Imagine if in the eighties Margaret Thatcher had said in her election pitch that her number one priority was to cut unemployment – and then her government presided over its steep and painful rise. She would not have lasted a single term rather than be elected to three on the trot.
Thatcher was always careful to make promises she believed in and was committed to delivering, hence she talked about reforming the economy and creating the opportunity for the private sector to create real and lasting jobs. Ultimately the economy turned her way, productivity improved and after the initial rise in unemployment the new jobs began to outnumber the redundancies. It is thanks to her initial reforms, particularly the emasculation of trade union privileges, that we now have what is being referred to as contemporary full employment.
Imagine also if in the late nineties Tony Blair had said in his first election “education, education, education” and then proceeded to completely ignore the issue to concentrate instead on reform of the Lords or preparing Britain for the adoption of the new Euro currency. He could never have gone on to win three terms in a row.
Blair was, like Thatcher, careful to make promises he was confident he could keep, even if he was not fully committed to them himself. And so it was that he delivered some of the most sweeping educational reforms that empowered individual schools and their headteachers, allowed schools to specialise in particular subjects and break away from local authority control. It is thanks to his initial reforms, especially the expansion of foundation schools, that England not only caught up with Scottish education but overtook it and has left it behind in the only thing that really matters, the level of pupil ability as measured by attainment.
Those in Scotland’s own current education debate that cannot recognise this inconvenient truth and are unwilling to learn from it are part of the problem and cannot offer the solution.
Imagine then a First Minster of Scotland who said in an election campaign that, “improving Scotland’s education system should be the number one priority of the next Scottish government” and went even further by accepting “if re-elected as First Minister I will ask to be judged on my success in achieving this”. Could any leader of a party be so brazen, so insincere and so deceitful as to play the electorate by telling it what they wanted to hear but not care a jot and always be focussed on another priority?
Could our Scottish broadcast media be so compliant that it would not hold such a politician to account? Would Thatcher and Blair have got away with stating that education was their “number one priority” only to focus on personal constitutional hobby-horses? Yet that is precisely what our First Minister, Nicola Sturgeon, has thus far managed to do without being held to account or subject to justifiable media outrage.

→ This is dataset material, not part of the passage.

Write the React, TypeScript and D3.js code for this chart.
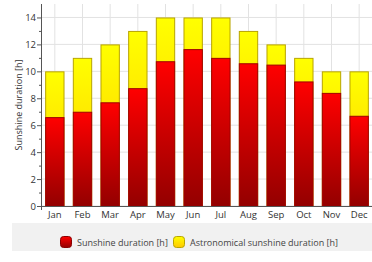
import * as React from 'react';
import { scaleBand, scaleLinear, range } from 'd3';

const months = ['Jan', 'Feb', 'Mar', 'Apr', 'May', 'Jun', 'Jul', 'Aug', 'Sep', 'Oct', 'Nov', 'Dec'];
const sunshine = [6.6, 7.0, 7.7, 8.75, 10.75, 11.65, 11.0, 10.6, 10.5, 9.25, 8.4, 6.7];
const astronomical = [10, 11, 12, 13, 14, 14, 14, 13, 12, 11, 10, 10];
const yTicks = [0, 2, 4, 6, 8, 10, 12, 14];

const W = 372;
const H = 262;
const margin = { top: 4, bottom: 56, left: 41, right: -1 };
const font = '"Open Sans", "DejaVu Sans", sans-serif';

const App = () => {
    const x = scaleBand<string>()
        .domain(months)
        .range([margin.left, W - margin.right])
        .paddingInner(0.3)
        .paddingOuter(0.15);
    const y = scaleLinear().domain([0, 15]).range([H - margin.bottom, margin.top]);
    const minor = range(1, 15, 2);
    const y0 = y(0);
    const axisX = margin.left;

    return (
        <div style={{ position: 'fixed', left: 0, top: 0 }}>
            <svg width={W} height={H} style={{ display: 'block', background: 'white' }}>
                <defs>
                    <linearGradient id="redGrad" x1="0" y1="0" x2="0" y2="1">
                        <stop offset="0" stopColor="#ff0000" />
                        <stop offset="1" stopColor="#930000" />
                    </linearGradient>
                    <linearGradient id="yellowGrad" x1="0" y1="0" x2="0" y2="1">
                        <stop offset="0" stopColor="#ffff00" />
                        <stop offset="1" stopColor="#ffc800" />
                    </linearGradient>
                </defs>

                {/* grid */}
                {yTicks.map(t => (
                    <line key={'gy' + t} x1={axisX} x2={W} y1={y(t)} y2={y(t)} stroke="#e2e2e2" />
                ))}
                {months.map(m => (
                    <line key={'gx' + m} x1={x(m)! + x.bandwidth() / 2} x2={x(m)! + x.bandwidth() / 2}
                        y1={margin.top} y2={y0} stroke="#e2e2e2" />
                ))}

                {/* bars */}
                {months.map((m, i) => (
                    <g key={m}>
                        <rect x={x(m)! + 0.5} y={y(astronomical[i]) + 0.5} width={x.bandwidth() - 1}
                            height={y0 - y(astronomical[i])} fill="url(#yellowGrad)" stroke="#b8a400" strokeWidth={1} />
                        <rect x={x(m)! + 0.5} y={y(sunshine[i]) + 0.5} width={x.bandwidth() - 1}
                            height={y0 - y(sunshine[i])} fill="url(#redGrad)" stroke="#a00000" strokeWidth={1} />
                    </g>
                ))}

                {/* y axis */}
                <line x1={axisX + 0.5} x2={axisX + 0.5} y1={margin.top} y2={y0 + 4} stroke="#555" />
                {yTicks.map(t => (
                    <g key={'yt' + t}>
                        <line x1={axisX - 4} x2={axisX} y1={y(t) + 0.5} y2={y(t) + 0.5} stroke="#555" />
                        <text x={axisX - 5} y={y(t) + 3.5} textAnchor="end" fontSize={9.5} fill="#333" fontFamily={font}>{t}</text>
                    </g>
                ))}
                {minor.map(t => (
                    <line key={'ym' + t} x1={axisX - 2} x2={axisX} y1={y(t) + 0.5} y2={y(t) + 0.5} stroke="#555" />
                ))}

                {/* x axis */}
                <line x1={axisX} x2={W} y1={y0 + 0.5} y2={y0 + 0.5} stroke="#555" />
                {months.map(m => (
                    <text key={'xl' + m} x={x(m)! + x.bandwidth() / 2} y={y0 + 12} textAnchor="middle"
                        fontSize={9.5} fill="#333" fontFamily={font}>{m}</text>
                ))}

                <text transform={`translate(22, ${(margin.top + y0) / 2}) rotate(-90)`} textAnchor="middle"
                    fontSize={9} fill="#333" fontFamily={font}>Sunshine duration [h]</text>

                {/* legend */}
                <rect x={12} y={223} width={W - 12} height={28} fill="#f1f1f1" />
                <rect x={60.5} y={236.5} width={11} height={11} rx={3} fill="url(#redGrad)" stroke="#8a0000" />
                <text x={77} y={245.5} fontSize={9} fill="#444" fontFamily={font}>Sunshine duration [h]</text>
                <rect x={173.5} y={236.5} width={11} height={11} rx={3} fill="url(#yellowGrad)" stroke="#b8a400" />
                <text x={190} y={245.5} fontSize={9} fill="#444" fontFamily={font}>Astronomical sunshine duration [h]</text>
            </svg>
        </div>
    );
};

export default App;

Like any country, our children are our most valuable asset. Their potential is not only what offers them and their families a bright future, it is also what can preserve all that is good about our past, our society now and provide for the older generations that have made great sacrifices for their opportunities.
That after nearly ten years of the SNP managing Scotland’s education one in five pupils leaves primary school functionally illiterate is as damning as it gets. That Scotland, once ranked the best in the world, has fallen from tenth to 19th in Science, 11th to 23rd in reading and 11th to 24th in maths is disgraceful.
Yet rather than focus on the most important issue facing the country our First Minster chooses to stoke the fires of grievance and division by staging a photograph of herself writing a letter about her real priority – the holding of a second independence referendum that the Scottish public simply does not want.
The Conservatives have flagged the Scottish Government, elected on its promise of education as a first priority, has not had education discussed in its own time since October while giving 43 hours to independence and postponing its education bill. Meanwhile Labour has pointed out that over £1 billion has been cut from education budgets by the SNP since 2010.
It is not as if there is a shortage of ideas in Scotland or examples from beyond our borders of what can be done to improve our standards of education. Scotland’s own Hometown Foundation is known to have submitted a number of business plans supported by parents for pilot schools that could provide new models for community-led education. The detailed paperwork has lain in John Swinney’s pending tray gathering dust while great effort is expended for overseas visits by Nicola Sturgeon to Europe and now the United States.
To Swinney’s credit he has voiced his personal concerns about the weaknesses in Scottish schooling – but this only begs the question that I have heard so often in education circles – “why is Swinney holding back?” The answers vary from changes he might want to bring forward being blocked by Sturgeon, to him facing opposition in the run up to this May’s council elections from Scotland’s own educational blob – the self-interested teaching unions and local authorities that fear losing control and influence. If John Swinney cannot deliver on his promise for greater devolution to headteachers, teachers, parents and pupils is the SNP only good for providing independence referenda?
Fortunately the message from abroad is encouraging. Rather than wait on public sector reform new low-cost independent schools are springing up doing for education what Ryanair and easyJet have done for air travel. As Newcastle’s Professor James Tooley has shown, these new schools in Africa and Asia can often outperform their far costlier state sector competitors.
If the SNP leadership does not deliver the change it promised then, just as disaffected electorates voted for Brexit and Donald Trump, Scottish parents should take matters into their own hands by finding partners to set up their own schools. Change will come, either through the SNP or without them.